The characters in this novel are real. They command the story, they drew you back in and their experiences explode across the page, pulling your sympathies this way and that. You will scream at them, cry with and laugh out loud. And surprisingly, it will be very hard to judge. For even on her darkest days, even at her lowest ebb Agnes will command your sympathies. This is the skill of Stuart’s writing. He presents Agnes as a whole. She is more that her illness, more that the can of Special Brew waiting under the sink. She,and all those around her, live and breathe in these pages. Alongside the tragedy, the deprivation and the waste, there is humour, solidarity, fight and so much love.

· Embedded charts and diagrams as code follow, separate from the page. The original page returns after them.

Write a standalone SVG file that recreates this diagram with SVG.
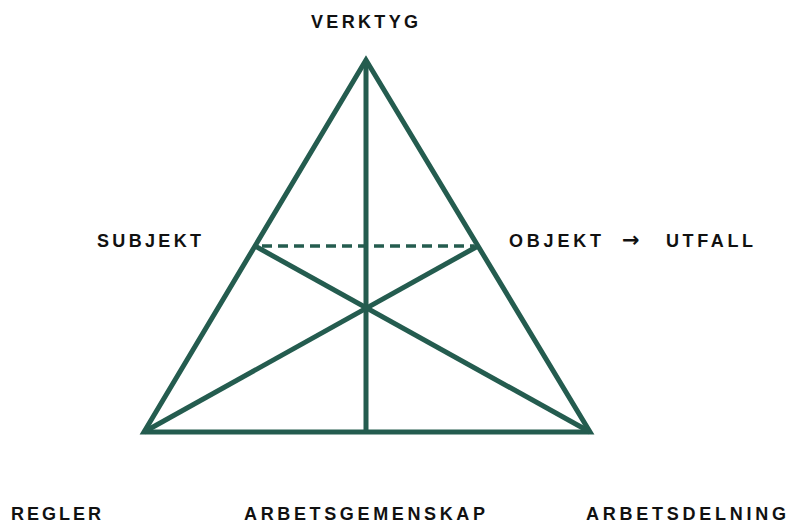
<svg xmlns="http://www.w3.org/2000/svg" width="792" height="525" viewBox="0 0 792 525">
<style>
.lbl{font-family:"Liberation Sans",Arial,sans-serif;font-weight:bold;font-size:18px;fill:#111;letter-spacing:3px}
.ln{stroke:#245c4f;stroke-width:5;fill:none;stroke-linejoin:miter;stroke-miterlimit:20}
.dash{stroke:#245c4f;stroke-width:3.5;fill:none;stroke-dasharray:10 6}
</style>
<rect width="792" height="525" fill="#fff"/>
<g id="connectors">
<polygon class="ln" points="366,60 144,432 590,432"/>
<line class="ln" x1="366" y1="60" x2="366" y2="432"/>
<line class="ln" x1="144" y1="432" x2="478" y2="246"/>
<line class="ln" x1="590" y1="432" x2="255" y2="246"/>
<line class="dash" x1="262" y1="246" x2="474" y2="246"/>
</g>
<g id="verktyg"><text class="lbl" x="311" y="28" textLength="110" lengthAdjust="spacing">VERKTYG</text></g>
<g id="subjekt"><text class="lbl" x="97" y="247" textLength="107" lengthAdjust="spacing">SUBJEKT</text></g>
<g id="objekt"><text class="lbl" x="509" y="247" textLength="95" lengthAdjust="spacing">OBJEKT</text>
<text x="622" y="247" style="font-family:'DejaVu Sans',sans-serif;font-weight:bold;font-size:21px;fill:#111">→</text>
<text class="lbl" x="666" y="247" textLength="90" lengthAdjust="spacing">UTFALL</text></g>
<g id="regler"><text class="lbl" x="11" y="520" textLength="93" lengthAdjust="spacing">REGLER</text></g>
<g id="arbetsgemenskap"><text class="lbl" x="244" y="520" textLength="244" lengthAdjust="spacing">ARBETSGEMENSKAP</text></g>
<g id="arbetsdelning"><text class="lbl" x="586" y="520" textLength="203" lengthAdjust="spacing">ARBETSDELNING</text></g>
</svg>
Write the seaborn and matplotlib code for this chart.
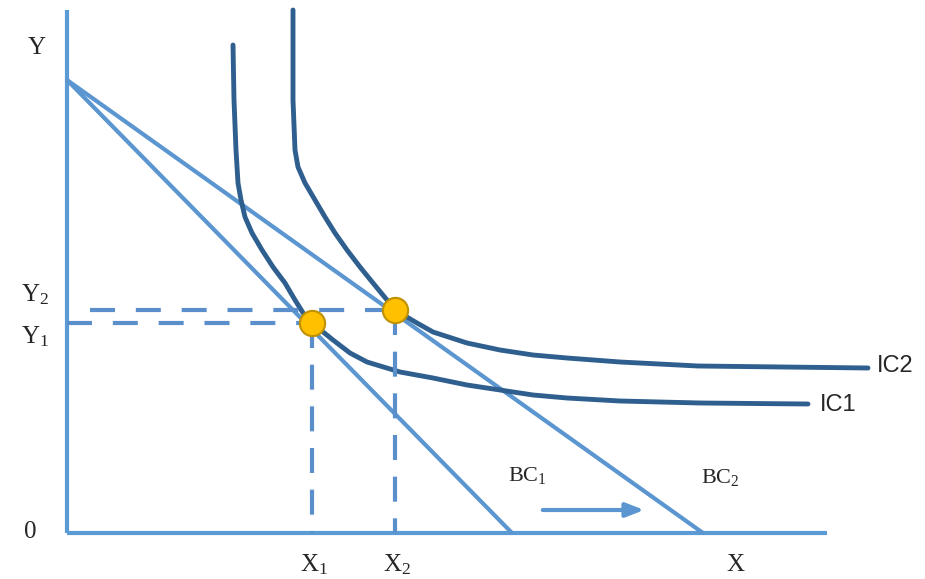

This is a story about what people, and particularly women, will do to survive. Nothing in this novel is linear. It is about life, love and everything in between. It is about the way life can soar and then can crash, how things can flip in a heart beat but how life can slowly creep up when you are not looking and change the world for good or ill. You will find no stereotypes here, just people, with all their joys and faults. And just like the people of this novel your heart will break and your heart will soar. Through the vulnerability of a child you will see this story laid bare, both hope and hopelessness.

Sometimes a book comes along that all politicians, civil servants and social policy makers should read. When anyone of these people is becoming jaded and seeing only numbers and caseloads , making sweeping statements and generalisations someone needs to march along and shove a copy of Shuggie Bain right under their noses.

This one is a belter. And it’s my Booker Prize winner right there.